Non-Compete Agreements
When selling a business, it’s common for the buyer to require the seller to sign a non-compete agreement. This ensures that the seller does not start a new business that directly competes with the sold business within a specified geographic area and timeframe.

Non-compete clauses are enforceable in many jurisdictions, but the scope and duration of the agreement should be reasonable to avoid future legal challenges. An attorney can help draft this agreement to ensure that it is legally enforceable and fair to both parties.

Confidentiality and Intellectual Property
If your business owns intellectual property (IP), such as patents, trademarks, or copyrights, it’s important to have clear documentation about how these assets will be transferred. IP rights are valuable assets that need to be included in the sale agreement and clearly transferred to the buyer.

Additionally, the seller should have confidentiality agreements in place with any employees or contractors involved in the sale process. Protecting sensitive business information during negotiations and ensuring that proprietary business secrets are safeguarded is critical.

Negotiating and Drafting the Sale Agreement
Once you and the buyer agree on the sale terms, it’s time to negotiate and draft a comprehensive sale agreement. This contract should clearly outline the purchase price, payment terms, and any contingencies (e.g., financing approval or due diligence).

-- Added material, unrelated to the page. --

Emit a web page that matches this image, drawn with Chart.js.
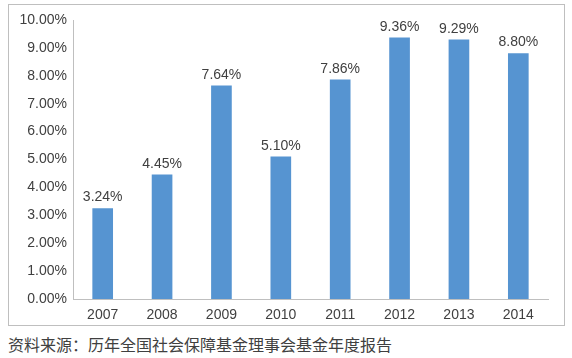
<!DOCTYPE html>
<html>
<head>
<meta charset="utf-8">
<script src="https://cdn.jsdelivr.net/npm/chart.js@4"></script>
<style>
  body { margin: 0; background: #fff; width: 572px; height: 358px; position: relative; overflow: hidden; }
  .frame { position: absolute; left: 8px; top: 4px; width: 555px; height: 320px; border: 1px solid #bfbfbf; }
  .source { position: absolute; left: 8px; top: 334px; font: 16px "Noto Sans CJK SC", sans-serif; color: #404040; line-height: 20px; }
</style>
</head>
<body>
<div class="frame"><canvas id="c" width="555" height="320"></canvas></div>
<div class="source">资料来源：历年全国社会保障基金理事会基金年度报告</div>
<script>
const years = ['2007', '2008', '2009', '2010', '2011', '2012', '2013', '2014'];
const rates = [3.24, 4.45, 7.64, 5.10, 7.86, 9.36, 9.29, 8.80];
const fontFamily = '"Liberation Sans", Arial, sans-serif';

const barLabels = {
  id: 'barLabels',
  afterDatasetsDraw(chart) {
    const { ctx } = chart;
    const meta = chart.getDatasetMeta(0);
    ctx.save();
    ctx.font = `14px ${fontFamily}`;
    ctx.fillStyle = '#404040';
    ctx.textAlign = 'center';
    ctx.textBaseline = 'middle';
    meta.data.forEach((bar, i) => {
      ctx.fillText(rates[i].toFixed(2) + '%', bar.x, bar.y - 11);
    });
    ctx.restore();
  },
};

new Chart(document.getElementById('c'), {
  type: 'bar',
  data: {
    labels: years,
    datasets: [
      {
        data: rates,
        backgroundColor: '#5694d1',
        barThickness: 20,
      },
    ],
  },
  options: {
    responsive: false,
    animation: false,
    layout: { padding: { top: 15, right: 16, left: 0, bottom: 0 } },
    plugins: { legend: { display: false }, tooltip: { enabled: false } },
    scales: {
      y: {
        min: 0,
        max: 10,
        ticks: {
          stepSize: 1,
          padding: 6,
          color: '#404040',
          font: { family: fontFamily, size: 14 },
          callback: (value) => Number(value).toFixed(2) + '%',
        },
        grid: { display: false, drawTicks: false },
        border: { color: '#bfbfbf' },
        afterFit: (scale) => { scale.width = 64; },
      },
      x: {
        ticks: {
          padding: 8,
          color: '#404040',
          font: { family: fontFamily, size: 14 },
        },
        grid: { display: false, drawTicks: false },
        border: { color: '#bfbfbf' },
        afterFit: (scale) => { scale.height = 26; },
      },
    },
  },
  plugins: [barLabels],
});
</script>
</body>
</html>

The sale agreement should also include clauses that protect both the buyer and seller, such as confidentiality clauses, representations and warranties, and post-sale transition plans. A lawyer experienced in business sales can ensure that the agreement is legally sound and protects your interests.

Conclusion
Selling a small business is a significant financial and legal transaction. By carefully considering the legal aspects involved—such as the sale structure, tax implications, contract review, and the proper handling of intellectual property—you can ensure a smoother and more profitable sale. Consult with legal and financial professionals throughout the process to protect your rights and maximize the value of your business sale.